Left-wing journalist Robert Scheer was not chided for describing Republicans as coldhearted creatures who “would rather kill people than raise taxes.” Nor was ABC’s Sam Donaldson, when he analogized Newt Gingrich to the bloody Soviet dictator, Lenin: “They both made a revolution by shooting people.” Nor Jesse Jackson, for suggesting that California Governor Pete Wilson is a hardened racist: “Just as (Gov. George) Wallace once blocked school doors, now, Wilson blocks school doors.”

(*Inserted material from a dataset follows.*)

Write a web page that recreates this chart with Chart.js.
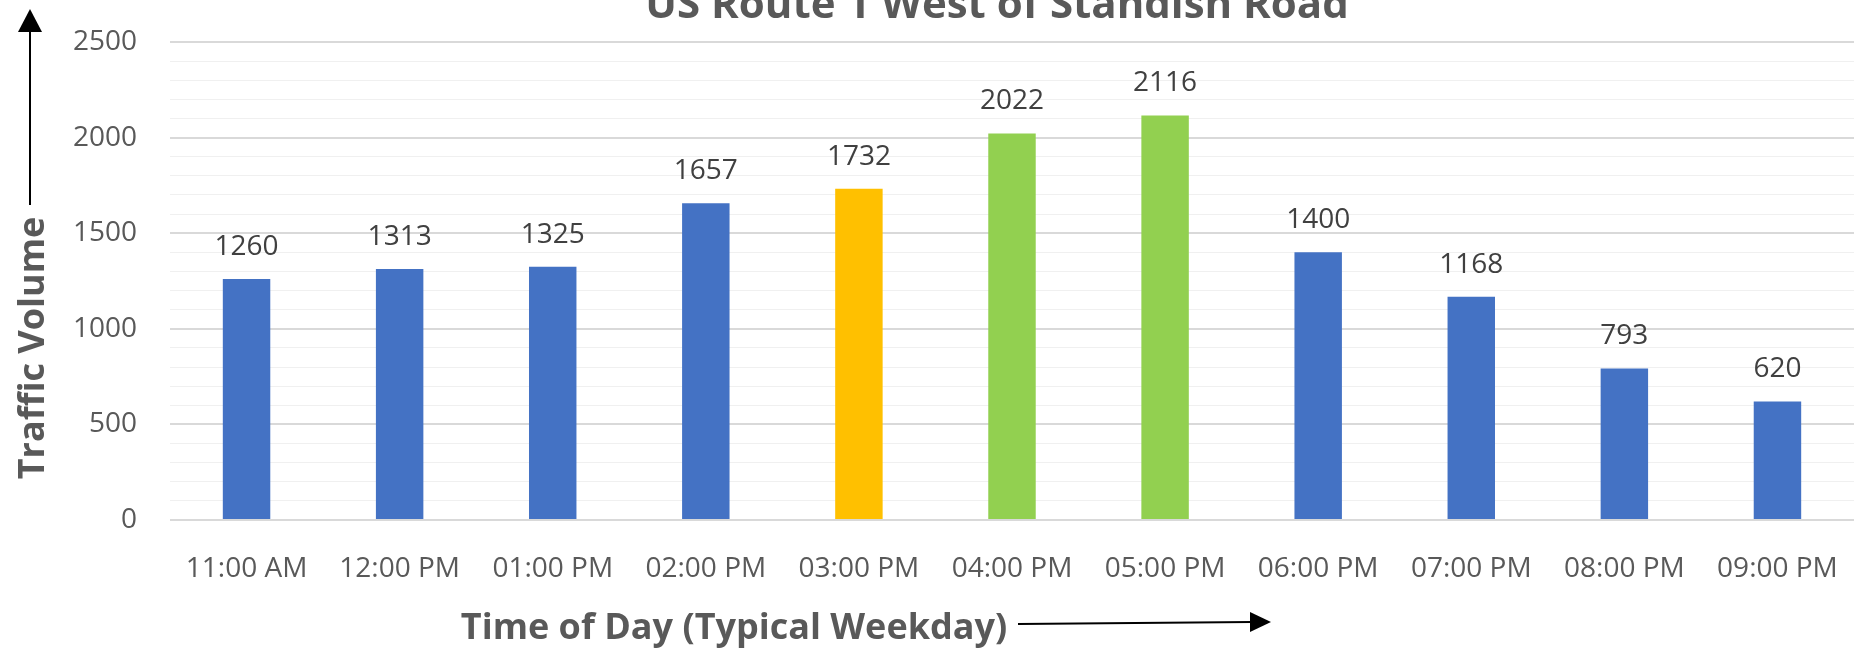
<!DOCTYPE html>
<html>
<head>
<meta charset="utf-8">
<title>US Route 1 West of Standish Road</title>
<script src="https://cdn.jsdelivr.net/npm/chart.js@4.4.1/dist/chart.umd.min.js"></script>
<style>
  html, body { margin: 0; padding: 0; background: #fff; }
  #wrap { width: 1869px; height: 649px; position: relative; }
</style>
</head>
<body>
<div id="wrap"><canvas id="trafficBar"></canvas></div>
<script>
const hours = ['11:00 AM', '12:00 PM', '01:00 PM', '02:00 PM', '03:00 PM', '04:00 PM',
  '05:00 PM', '06:00 PM', '07:00 PM', '08:00 PM', '09:00 PM']
const volumes = [1260, 1313, 1325, 1657, 1732, 2022, 2116, 1400, 1168, 793, 620]
const shoulderHours = ['03:00 PM']
const peakHours = ['04:00 PM', '05:00 PM']
const yMin = 0
const yMax = 2500
const majorStep = 500
const minorStep = 100

const chartTitle = 'US Route 1 West of Standish Road'
const xTitle = 'Time of Day (Typical Weekday)'
const yTitle = 'Traffic Volume'

const BLUE = '#4472C4'
const ORANGE = '#FFC000'
const GREEN = '#92D050'
const TEXT = '#595959'
const FONT = '"Open Sans", "Segoe UI", sans-serif'

const barColor = (hour) => {
  if (peakHours.includes(hour)) return GREEN
  if (shoulderHours.includes(hour)) return ORANGE
  return BLUE
}

// value labels above each bar
const valueLabels = {
  id: 'valueLabels',
  afterDatasetsDraw (chart) {
    const { ctx } = chart
    const meta = chart.getDatasetMeta(0)
    ctx.save()
    ctx.font = '28px ' + FONT
    ctx.fillStyle = '#404040'
    ctx.textAlign = 'center'
    ctx.textBaseline = 'alphabetic'
    meta.data.forEach((bar, i) => {
      ctx.fillText(String(volumes[i]), bar.x, bar.y - 24)
    })
    ctx.restore()
  }
}

// title, axis titles and the two arrows
const decorations = {
  id: 'decorations',
  afterDraw (chart) {
    const { ctx } = chart
    ctx.save()
    ctx.fillStyle = TEXT
    ctx.textAlign = 'center'
    ctx.textBaseline = 'alphabetic'

    ctx.font = 'bold 42px ' + FONT
    ctx.fillText(chartTitle, 997, 18)

    ctx.font = 'bold 36px ' + FONT
    ctx.fillText(xTitle, 734, 639)

    ctx.save()
    ctx.translate(44, 348)
    ctx.rotate(-Math.PI / 2)
    ctx.fillText(yTitle, 0, 0)
    ctx.restore()

    // arrows
    ctx.strokeStyle = '#000'
    ctx.fillStyle = '#000'
    ctx.lineWidth = 2

    ctx.beginPath()
    ctx.moveTo(30, 205)
    ctx.lineTo(30, 30)
    ctx.stroke()
    ctx.beginPath()
    ctx.moveTo(30, 9)
    ctx.lineTo(18, 32)
    ctx.lineTo(42, 32)
    ctx.closePath()
    ctx.fill()

    ctx.beginPath()
    ctx.moveTo(1018, 624)
    ctx.lineTo(1252, 622)
    ctx.stroke()
    ctx.beginPath()
    ctx.moveTo(1271, 622)
    ctx.lineTo(1250, 612)
    ctx.lineTo(1250, 632)
    ctx.closePath()
    ctx.fill()

    ctx.restore()
  }
}

document.addEventListener('DOMContentLoaded', () => {
  const el = document.getElementById('trafficBar')
  const ctx = el.getContext('2d')

  new Chart(ctx, {
    type: 'bar',
    data: {
      labels: hours,
      datasets: [{
        label: yTitle,
        data: volumes,
        backgroundColor: hours.map(barColor),
        borderWidth: 0,
        barPercentage: 0.31,
        categoryPercentage: 1.0
      }]
    },
    options: {
      responsive: true,
      maintainAspectRatio: false,
      animation: false,
      layout: { padding: { left: 0, right: 15, top: 42, bottom: 0 } },
      scales: {
        x: {
          grid: { display: false },
          border: { display: false },
          ticks: {
            color: TEXT,
            font: { family: FONT, size: 28 },
            padding: 24,
            maxRotation: 0,
            autoSkip: false
          },
          afterFit: (s) => { s.height = 129 }
        },
        y: {
          min: yMin,
          max: yMax,
          border: { display: false },
          grid: {
            // invisible ticks give the label gap without padding the top
            drawTicks: true,
            tickLength: 33,
            tickColor: 'rgba(0,0,0,0)',
            color: (c) => c.tick && c.tick.value % majorStep === 0 ? '#d9d9d9' : '#f0f0f0',
            lineWidth: (c) => c.tick && c.tick.value % majorStep === 0 ? 2 : 1
          },
          ticks: {
            stepSize: minorStep,
            autoSkip: false,
            color: TEXT,
            font: { family: FONT, size: 28 },
            padding: 0,
            callback: (v) => v % majorStep === 0 ? v : ''
          },
          afterFit: (s) => { s.width = 170 }
        }
      },
      plugins: {
        legend: { display: false },
        title: { display: false },
        tooltip: { enabled: false }
      }
    },
    plugins: [valueLabels, decorations]
  })
})
</script>
</body>
</html>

Compare your political opponents to Nazis? No problem - if you’re a liberal. In 1997:

Michael Greene, president of the National Academy of Recording Arts and Sciences, invoked Auschwitz in denouncing warning labels on violent or obscene records. They “would one day serve,” he wrote, “as a tattooed number on the forearm of the artistic community.”

TV-movie director Michael Moore (“Roger and Me,” “TV Nation”) urged liberals to read the Wall Street Journal, a paper put out by “the enemy … every day to tell you what they are up to. That’s incredible. Imagine the Nazis doing that every day, sending out a sheet that says, ‘Here’s what we’re up to.”’

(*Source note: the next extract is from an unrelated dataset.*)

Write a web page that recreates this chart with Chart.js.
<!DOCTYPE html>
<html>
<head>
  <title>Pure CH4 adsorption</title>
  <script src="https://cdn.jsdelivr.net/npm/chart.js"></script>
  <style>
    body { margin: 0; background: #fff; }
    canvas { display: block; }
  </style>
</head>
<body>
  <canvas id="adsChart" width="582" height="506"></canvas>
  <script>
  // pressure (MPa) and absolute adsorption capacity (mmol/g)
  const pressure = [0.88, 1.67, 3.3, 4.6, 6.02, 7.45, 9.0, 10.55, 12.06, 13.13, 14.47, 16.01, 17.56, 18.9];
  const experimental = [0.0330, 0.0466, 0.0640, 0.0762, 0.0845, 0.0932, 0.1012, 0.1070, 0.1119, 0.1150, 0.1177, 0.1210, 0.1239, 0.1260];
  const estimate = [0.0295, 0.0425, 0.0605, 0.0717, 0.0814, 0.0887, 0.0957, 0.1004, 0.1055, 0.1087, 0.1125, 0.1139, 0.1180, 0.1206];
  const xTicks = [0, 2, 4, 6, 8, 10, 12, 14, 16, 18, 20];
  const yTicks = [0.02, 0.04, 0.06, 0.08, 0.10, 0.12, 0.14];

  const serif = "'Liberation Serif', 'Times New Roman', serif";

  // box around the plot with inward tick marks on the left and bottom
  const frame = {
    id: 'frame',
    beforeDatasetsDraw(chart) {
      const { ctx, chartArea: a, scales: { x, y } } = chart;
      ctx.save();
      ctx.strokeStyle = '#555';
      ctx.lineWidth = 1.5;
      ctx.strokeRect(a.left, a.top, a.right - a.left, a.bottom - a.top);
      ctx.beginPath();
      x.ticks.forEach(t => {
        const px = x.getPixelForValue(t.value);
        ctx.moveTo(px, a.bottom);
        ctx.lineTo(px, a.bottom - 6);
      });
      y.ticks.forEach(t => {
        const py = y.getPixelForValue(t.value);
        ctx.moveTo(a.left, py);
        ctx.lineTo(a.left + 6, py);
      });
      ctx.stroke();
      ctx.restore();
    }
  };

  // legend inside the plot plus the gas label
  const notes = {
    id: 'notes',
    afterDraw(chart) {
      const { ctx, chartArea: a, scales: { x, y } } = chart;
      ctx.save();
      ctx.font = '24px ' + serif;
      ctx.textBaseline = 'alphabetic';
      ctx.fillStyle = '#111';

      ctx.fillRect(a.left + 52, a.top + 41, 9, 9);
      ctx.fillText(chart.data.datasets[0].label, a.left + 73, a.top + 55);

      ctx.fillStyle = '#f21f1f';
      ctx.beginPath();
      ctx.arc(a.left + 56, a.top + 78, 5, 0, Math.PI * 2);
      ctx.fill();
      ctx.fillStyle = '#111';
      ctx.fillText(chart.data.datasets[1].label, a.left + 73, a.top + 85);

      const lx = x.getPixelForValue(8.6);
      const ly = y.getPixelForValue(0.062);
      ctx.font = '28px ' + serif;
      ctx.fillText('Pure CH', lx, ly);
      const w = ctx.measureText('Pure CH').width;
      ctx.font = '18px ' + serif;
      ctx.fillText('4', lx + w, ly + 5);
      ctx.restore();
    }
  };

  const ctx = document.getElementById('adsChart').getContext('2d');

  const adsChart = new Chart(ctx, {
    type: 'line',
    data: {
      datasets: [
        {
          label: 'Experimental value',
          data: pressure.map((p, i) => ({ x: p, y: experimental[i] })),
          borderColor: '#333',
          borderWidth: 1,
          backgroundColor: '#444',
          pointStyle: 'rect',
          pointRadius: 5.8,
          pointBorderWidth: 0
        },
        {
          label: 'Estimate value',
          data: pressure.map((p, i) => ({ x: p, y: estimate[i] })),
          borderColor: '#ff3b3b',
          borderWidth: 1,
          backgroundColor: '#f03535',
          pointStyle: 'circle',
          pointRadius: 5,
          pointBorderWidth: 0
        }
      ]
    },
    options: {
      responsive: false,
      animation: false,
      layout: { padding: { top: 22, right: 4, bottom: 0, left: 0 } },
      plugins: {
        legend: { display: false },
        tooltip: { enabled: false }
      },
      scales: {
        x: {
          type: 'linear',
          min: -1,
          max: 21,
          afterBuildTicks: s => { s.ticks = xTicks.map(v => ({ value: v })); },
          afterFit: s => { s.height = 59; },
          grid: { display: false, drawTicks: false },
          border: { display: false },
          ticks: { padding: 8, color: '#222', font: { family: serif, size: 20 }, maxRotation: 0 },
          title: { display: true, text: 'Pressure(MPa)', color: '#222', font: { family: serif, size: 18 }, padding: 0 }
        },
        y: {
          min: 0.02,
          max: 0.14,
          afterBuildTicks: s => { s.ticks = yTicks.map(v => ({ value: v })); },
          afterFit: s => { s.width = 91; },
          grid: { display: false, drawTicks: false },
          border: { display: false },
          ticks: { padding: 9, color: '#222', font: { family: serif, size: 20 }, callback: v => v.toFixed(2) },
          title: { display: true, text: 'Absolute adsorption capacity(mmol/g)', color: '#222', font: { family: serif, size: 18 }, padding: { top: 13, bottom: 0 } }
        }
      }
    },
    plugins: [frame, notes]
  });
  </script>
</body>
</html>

Christopher Edley, a law professor at Harvard and a Clinton adviser, pronounced Abigail and Stephan Thernstrom guilty of “a crime against humanity” - like the Nuremberg defendants? - for having published “American in Black and White,” an important new book that is skeptical of racial quotas and preferences.

Tim Fleck, a Houston Press columnist, warned readers that Gary Polland, the conservative Republican chairman of Harris County, Texas, had probably been “reading too much ‘Mein Kampf’ for his own good.” Why the Hitler comparison? Because Polland had rated candidates for local office based on their answers to a questionnaire. Fleck’s piece was titled, “Look Out for the GOPstapo!”

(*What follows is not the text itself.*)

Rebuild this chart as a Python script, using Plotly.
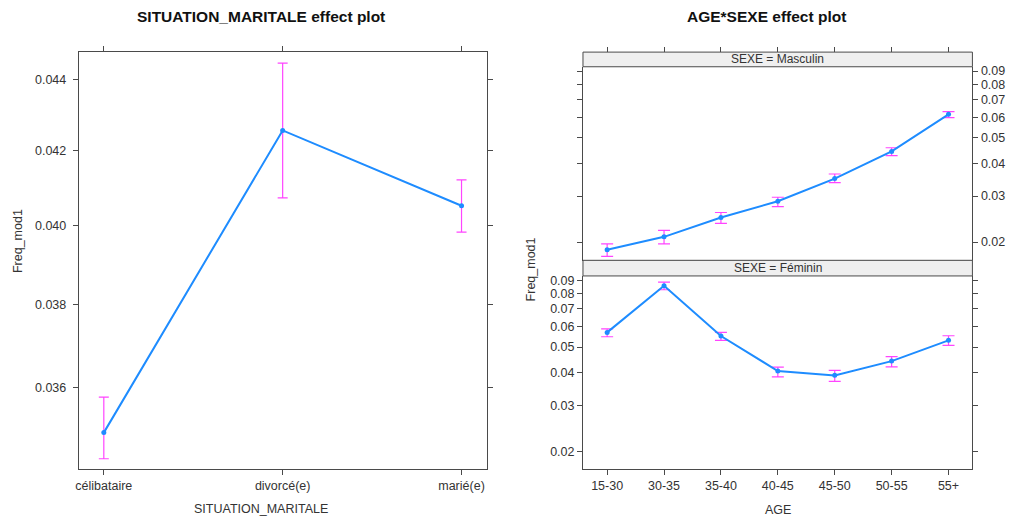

Of course it is important to distinguish hate speech from speech that is merely harsh. When Vice President Al Gore denounced a GOP welfare proposal as “un-American, simply un-American”, that was simply an example of the vigorous, often obnoxious rhetoric that is part and parcel of democratic politics. But not Interior Secretary Bruce Babbitt’s charge that critics of the administration’s global warming policies are murderers of small children. To heed the skeptics who call for a go-slow approach, said Babbitt, “is to leave children and grandchildren locked in a car on a hot day with the windows sealed tight.” That wasn’t vigorous, it was vile. But nobody called him on it.

At a rally for the National Endowment for the Arts, the prominent far-left playwright Tony Kushner wished for “Bob Dole, Newt, and Trent Lott (to) join hands and jump off the top of the Washington Monument.” Then, he called NEA opponents “neo-barbarians,” “certifiable madmen,” “bigots, racists, and homophobic.” A notable conservative who said such things would be abominated. Kushner was applauded.

Liberal hate speech went on and on, but columns must end. So let us close with the poisonous comments of U.S. Rep. Tom Lantos, a California Democrat, who lashed out at Independent Counsel Don Smaltz. When Smaltz didn’t mention at a committee hearing that he is registered Republican, Lantos hissed: “You remind me of … Kurt Waldheim, who also had a lapse in memory. He conveniently forgot several years when he was a Nazi.”

The independent counsel was stunned. The chairman of the Republican National Committee demanded an apology. But Lantos serenely insisted his horrid comparison was “totally proper and correct,” adding: “If you overlook your involvement in the KKK or the Nazi Party or the Republican Party, you are lying. You are deceitful.”

Perhaps the media and public opinion will mobilize against Lantos’ disgusting remarks. But he’s a liberal, so don’t hold your breath.